Simultaneously, Copilot collects context details:
- Code before and after the cursor position, which helps it understand the immediate context of the prompt.
- Filename and type of the file being edited, allowing it to tailor code suggestions to the specific file type.
- Information about adjacent open tabs, ensuring that the generated code aligns with other code segments in the same project.
- Information on project structure and file paths
- Information on programming languages and frameworks
- Pre-processing using Fill-in-the-Middle (FIM) technique to consider both the preceding and following code context, effectively expanding the model's understanding allowing Copilot to generate more accurate and relevant code suggestions by leveraging a broader context.
These steps translate the user's high-level request into a concrete coding task.
2. Proxy filter
Once the context is gathered and the prompt is built, it passes securely to a proxy server hosted in a GitHub-owned Microsoft Azure tenant. The proxy filters traffic, blocking attempts to hack the prompt or manipulate the system into revealing details about how the model generates code suggestions.
3. Toxicity filtering
Copilot incorporates content filtering mechanisms before proceeding with intent extraction and code generation, to ensure that the generated code and responses don't include or promote:
- Hate speech and inappropriate content: Copilot employs algorithms to detect and prevent the intake of hate speech, offensive language, or inappropriate content that could be harmful or offensive.
- Personal data: Copilot actively filters out any personal data, such as names, addresses, or identification numbers, to protect user privacy and data security.
4. Code generation with LLM
Finally, the filtered and analyzed prompt is passed to LLM Models, which generate appropriate code suggestions. These suggestions are based on Copilot’s understanding of the prompt and the surrounding context, ensuring that the generated code is relevant, functional, and aligned with project-specific requirements.
Outbound Flow:
5. Post-processing and response validation
Once the model produces its responses, the toxicity filter removes any harmful or offensive generated content. The proxy server then applies a final layer of checks to ensure code quality, security, and ethical standards. These checks include:
- Code quality: Responses are checked for common bugs or vulnerabilities, such as cross-site scripting (XSS) or SQL injection, ensuring that the generated code is robust and secure.
- Matching public code (optional): Optionally, administrators can enable a filter that prevents Copilot from returning suggestions over ~150 characters if they closely resemble existing public code on GitHub. This prevents coincidental matches from being suggested as original content. If any part of the response fails these checks, it is either truncated or discarded.
6. Suggestion delivery and feedback loop initiation
Only responses that pass all filters are delivered to the user. Copilot then initiates a feedback loop based on your actions to achieve the following:
- Grow its knowledge from accepted suggestions.
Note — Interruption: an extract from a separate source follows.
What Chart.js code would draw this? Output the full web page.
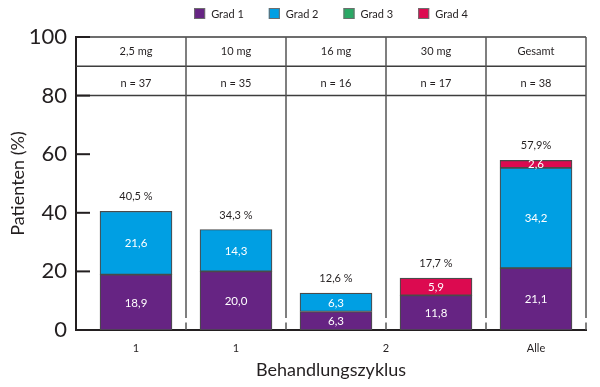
<!DOCTYPE html>
<html>
<head>
<meta charset="utf-8">
<script src="https://cdn.jsdelivr.net/npm/chart.js@4"></script>
<style>
  html, body { margin: 0; padding: 0; background: #fff; }
</style>
</head>
<body>
<canvas id="chart" width="600" height="387"></canvas>
<script>
// data
const doses = ['2,5 mg', '10 mg', '16 mg', '30 mg', 'Gesamt'];
const patients = [37, 35, 16, 17, 38];
const grad1 = [18.9, 20.0, 6.3, 11.8, 21.1];
const grad2 = [21.6, 14.3, 6.3, 0, 34.2];
const grad3 = [0, 0, 0, 0, 0];
const grad4 = [0, 0, 0, 5.9, 2.6];
const totals = ['40,5 %', '34,3 %', '12,6 %', '17,7 %', '57,9%'];
const cycleLabels = ['1', '1', '2', 'Alle'];
const cycleColumns = [[0], [1], [2, 3], [4]];
const yTicks = [0, 20, 40, 60, 80, 100];

const ink = '#231f20';
const face = 'Lato';

function toPoints(values) {
  return values.map((v, i) => ({ x: i, y: v }));
}

function fmt(v) {
  return v.toFixed(1).replace('.', ',');
}

function seg(ctx, x1, y1, x2, y2) {
  ctx.beginPath();
  ctx.moveTo(x1, y1);
  ctx.lineTo(x2, y2);
  ctx.stroke();
}

// header table, column separators, inner tick marks
const tablePlugin = {
  id: 'table',
  afterDraw(chart) {
    const { ctx, chartArea: a, scales: { x, y } } = chart;
    const base = y.getPixelForValue(0);
    ctx.save();

    ctx.strokeStyle = '#3d3d3d';
    ctx.lineWidth = 1.5;
    [100, 90, 80].forEach(v => {
      const py = y.getPixelForValue(v);
      seg(ctx, a.left, py, a.right, py);
    });

    ctx.strokeStyle = '#555';
    doses.forEach((d, i) => {
      const px = x.getPixelForValue(i + 0.5);
      seg(ctx, px, y.getPixelForValue(100), px, base - 12);
      seg(ctx, px, base - 7.5, px, base);
    });

    ctx.strokeStyle = ink;
    ctx.lineWidth = 2;
    yTicks.forEach(v => {
      const py = y.getPixelForValue(v);
      seg(ctx, a.left, py, a.left + 14, py);
    });

    ctx.fillStyle = ink;
    ctx.font = `11px ${face}`;
    ctx.textAlign = 'center';
    ctx.textBaseline = 'middle';
    const r1 = (y.getPixelForValue(100) + y.getPixelForValue(90)) / 2;
    const r2 = (y.getPixelForValue(90) + y.getPixelForValue(80)) / 2 + 3;
    doses.forEach((d, i) => {
      const px = x.getPixelForValue(i);
      ctx.fillText(d, px, r1);
      ctx.fillText('n = ' + patients[i], px, r2);
    });
    ctx.restore();
  }
};

// numbers inside the segments and totals above the bars
const labelPlugin = {
  id: 'labels',
  afterDatasetsDraw(chart) {
    const { ctx, scales: { x, y } } = chart;
    ctx.save();
    ctx.textAlign = 'center';
    ctx.textBaseline = 'middle';
    ctx.fillStyle = '#fff';
    ctx.font = `11.5px ${face}`;
    chart.data.datasets.forEach((ds, di) => {
      chart.getDatasetMeta(di).data.forEach((el, i) => {
        const v = ds.data[i].y;
        if (!v) return;
        ctx.fillText(fmt(v), el.x, (el.y + el.base) / 2 + 0.5);
      });
    });
    ctx.fillStyle = ink;
    ctx.font = `11px ${face}`;
    totals.forEach((t, i) => {
      const sum = grad1[i] + grad2[i] + grad3[i] + grad4[i];
      ctx.fillText(t, x.getPixelForValue(i), y.getPixelForValue(sum) - 14.5);
    });
    ctx.restore();
  }
};

const legendPlugin = {
  id: 'gradLegend',
  afterDraw(chart) {
    const { ctx, chartArea: a } = chart;
    const box = 11, gap = 6, space = 25;
    ctx.save();
    ctx.font = `11px ${face}`;
    const items = chart.data.datasets.map(ds => ({
      text: ds.label, color: ds.backgroundColor, w: ctx.measureText(ds.label).width
    }));
    const total = items.reduce((s, it) => s + box + gap + it.w, 0) + space * (items.length - 1);
    let cx = (a.left + a.right) / 2 - total / 2;
    ctx.textBaseline = 'middle';
    items.forEach(it => {
      ctx.fillStyle = it.color;
      ctx.fillRect(cx, 8, box, box);
      ctx.strokeStyle = '#6d6d6d';
      ctx.lineWidth = 1;
      ctx.strokeRect(cx + 0.5, 8.5, box - 1, box - 1);
      ctx.fillStyle = ink;
      ctx.fillText(it.text, cx + box + gap, 14);
      cx += box + gap + it.w + space;
    });
    ctx.restore();
  }
};

function bars(label, values, color) {
  return {
    label: label,
    data: toPoints(values),
    backgroundColor: color,
    borderColor: '#4a4a4a',
    borderWidth: 1.2,
    borderSkipped: false,
    barThickness: 72
  };
}

new Chart(document.getElementById('chart'), {
  type: 'bar',
  data: {
    datasets: [
      bars('Grad 1', grad1, '#662483'),
      bars('Grad 2', grad2, '#009fe3'),
      bars('Grad 3', grad3, '#2aa865'),
      bars('Grad 4', grad4, '#dc0a50')
    ]
  },
  options: {
    responsive: false,
    animation: false,
    layout: { padding: { top: 37, right: 14, bottom: 0, left: 0 } },
    plugins: {
      legend: { display: false },
      tooltip: { enabled: false }
    },
    scales: {
      x: {
        type: 'linear',
        stacked: true,
        offset: false,
        min: -0.6,
        max: 4.5,
        grid: { display: false, drawTicks: false, offset: false },
        border: { display: true, color: ink, width: 2 },
        afterBuildTicks: s => {
          s.ticks = cycleColumns.map(c => ({ value: c.reduce((p, q) => p + q, 0) / c.length }));
        },
        afterFit: s => { s.height = 57; },
        ticks: {
          autoSkip: false,
          maxRotation: 0,
          padding: 12,
          color: ink,
          font: { family: face, size: 11 },
          callback: (v, i) => cycleLabels[i]
        },
        title: {
          display: true,
          text: 'Behandlungszyklus',
          color: ink,
          font: { family: face, size: 18 },
          padding: { top: 0, bottom: 6 }
        }
      },
      y: {
        stacked: true,
        min: 0,
        max: 100,
        grid: { display: false, drawTicks: false },
        border: { display: true, color: ink, width: 2 },
        afterFit: s => { s.width = 76; },
        ticks: {
          stepSize: 20,
          padding: 9,
          color: ink,
          font: { family: face, size: 22 }
        },
        title: {
          display: true,
          text: 'Patienten (%)',
          color: ink,
          font: { family: face, size: 18 },
          padding: { top: 7, bottom: 0 }
        }
      }
    }
  },
  plugins: [tablePlugin, labelPlugin, legendPlugin]
});
</script>
</body>
</html>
- Learn and improve through modifications and rejections of its suggestions.
7. Repeat for subsequent prompts
The process is repeated as you provide more prompts, with Copilot continuously handling user requests, understanding their intent, and generating code in response. Over time, Copilot applies the cumulative feedback and interaction data, including context details, to improve its understanding of user intent and refine its code generation capabilities.